Problem description -
Leave the pictures out and quote every line from the start of the listing to the line with "Chart.register(...registerables);", inclusive.

##########

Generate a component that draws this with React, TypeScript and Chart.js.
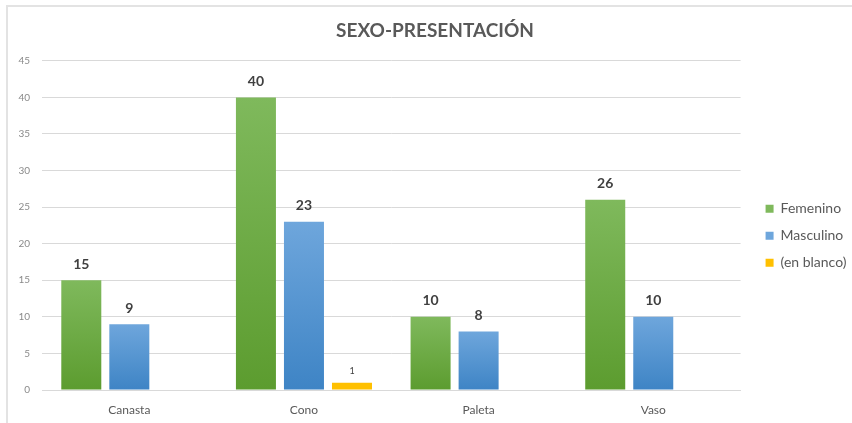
import React, { useEffect, useRef } from "react";
import { Chart, registerables } from "chart.js";

Chart.register(...registerables);

const TITLE = "SEXO-PRESENTACIÓN";
const categories = ["Canasta", "Cono", "Paleta", "Vaso"];
const femenino: (number | null)[] = [15, 40, 10, 26];
const masculino: (number | null)[] = [9, 23, 8, 10];
const enBlanco: (number | null)[] = [null, 1, null, null];
const seriesNames = ["Femenino", "Masculino", "(en blanco)"];
const yMax = 45;
const yStep = 5;

const FONT = "Lato, 'Open Sans', sans-serif";
const TEXT = "#595959";

function grad(top: string, bottom: string) {
  return (ctx: any) => {
    const chart = ctx.chart;
    const y = chart.scales && chart.scales.y;
    if (!y || ctx.raw == null) return bottom;
    const y0 = y.getPixelForValue(ctx.raw);
    const y1 = y.getPixelForValue(0);
    if (!isFinite(y0) || !isFinite(y1) || y0 === y1) return bottom;
    const g = chart.ctx.createLinearGradient(0, y0, 0, y1);
    g.addColorStop(0, top);
    g.addColorStop(1, bottom);
    return g;
  };
}

const labelsPlugin = {
  id: "valueLabels",
  afterDatasetsDraw(chart: any) {
    const ctx = chart.ctx;
    chart.data.datasets.forEach((ds: any, di: number) => {
      const meta = chart.getDatasetMeta(di);
      meta.data.forEach((el: any, i: number) => {
        const v = ds.data[i];
        if (v == null) return;
        ctx.save();
        const small = di === 2;
        ctx.font = small ? `9px ${FONT}` : `bold 14px ${FONT}`;
        ctx.fillStyle = "#404040";
        ctx.textAlign = "center";
        ctx.textBaseline = "bottom";
        ctx.fillText(String(v), el.x, el.y - (small ? 7 : 9));
        ctx.restore();
      });
    });
  },
};

export default function App() {
  const ref = useRef<HTMLCanvasElement>(null);
  useEffect(() => {
    if (!ref.current) return;
    const chart = new Chart(ref.current, {
      type: "bar",
      data: {
        labels: categories,
        datasets: [
          {
            label: seriesNames[0],
            data: femenino,
            backgroundColor: grad("#7fb95c", "#5c9c2f"),
          },
          {
            label: seriesNames[1],
            data: masculino,
            backgroundColor: grad("#6ea6dc", "#3e84c5"),
          },
          {
            label: seriesNames[2],
            data: enBlanco,
            backgroundColor: "#ffc000",
          },
        ],
      },
      options: {
        responsive: false,
        animation: false,
        datasets: {
          bar: {
            categoryPercentage: 0.825,
            barPercentage: 0.833,
            skipNull: false,
          } as any,
        },
        layout: { padding: { left: 10, right: -8, top: 0, bottom: 0 } },
        plugins: {
          title: {
            display: true,
            text: TITLE,
            color: TEXT,
            font: { family: FONT, size: 19, weight: "bold" },
            padding: { top: 19, bottom: 19 },
          },
          legend: {
            position: "right",
            title: {
              display: true,
              text: " ",
              font: { family: FONT, size: 12 },
              padding: { top: 17, bottom: 17 },
            },
            labels: {
              color: TEXT,
              font: { family: FONT, size: 14 },
              boxWidth: 8,
              boxHeight: 8,
              padding: 13,
              generateLabels: (chart: any) => {
                const items = Chart.defaults.plugins.legend.labels.generateLabels(chart);
                items.forEach((it: any) => {
                  if (it.datasetIndex === 2) it.text = it.text + " ";
                });
                return items;
              },
            },
          },
          tooltip: { enabled: false },
        },
        scales: {
          x: {
            grid: { display: false, drawTicks: false },
            border: { display: true, color: "#d9d9d9", width: 1 },
            ticks: {
              color: TEXT,
              font: { family: FONT, size: 12 },
              padding: 13,
            },
            afterFit: (s: any) => {
              s.height = 33;
            },
          },
          y: {
            min: 0,
            max: yMax,
            ticks: {
              stepSize: yStep,
              color: "#8a8a8a",
              font: { family: FONT, size: 10 },
              padding: 12,
            },
            grid: { color: "#d9d9d9", drawTicks: false },
            border: { display: false },
            afterFit: (s: any) => {
              s.width = 32;
            },
          },
          y2: {
            position: "right",
            display: true,
            min: 0,
            max: yMax,
            grid: { display: false, drawTicks: false },
            border: { display: false },
            ticks: { display: false },
            afterFit: (s: any) => {
              s.width = 12;
            },
          },
        },
      },
      plugins: [labelsPlugin],
    });
    return () => chart.destroy();
  }, []);

  return (
    <div style={{ position: "fixed", left: 0, top: 0, width: 852, height: 423, background: "#fff" }}>
      <div
        style={{
          position: "absolute",
          left: 6,
          top: 5,
          right: 0,
          bottom: 0,
          borderTop: "2px solid #e3e3e3",
          borderLeft: "2px solid #e3e3e3",
        }}
      />
      <canvas ref={ref} width={852} height={423} style={{ position: "absolute", left: 0, top: 0 }} />
    </div>
  );
}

##########

Output for this exercise -
Generate a component that draws this with React, TypeScript and Chart.js.
import React, { useEffect, useRef } from "react";
import { Chart, registerables } from "chart.js";

Chart.register(...registerables);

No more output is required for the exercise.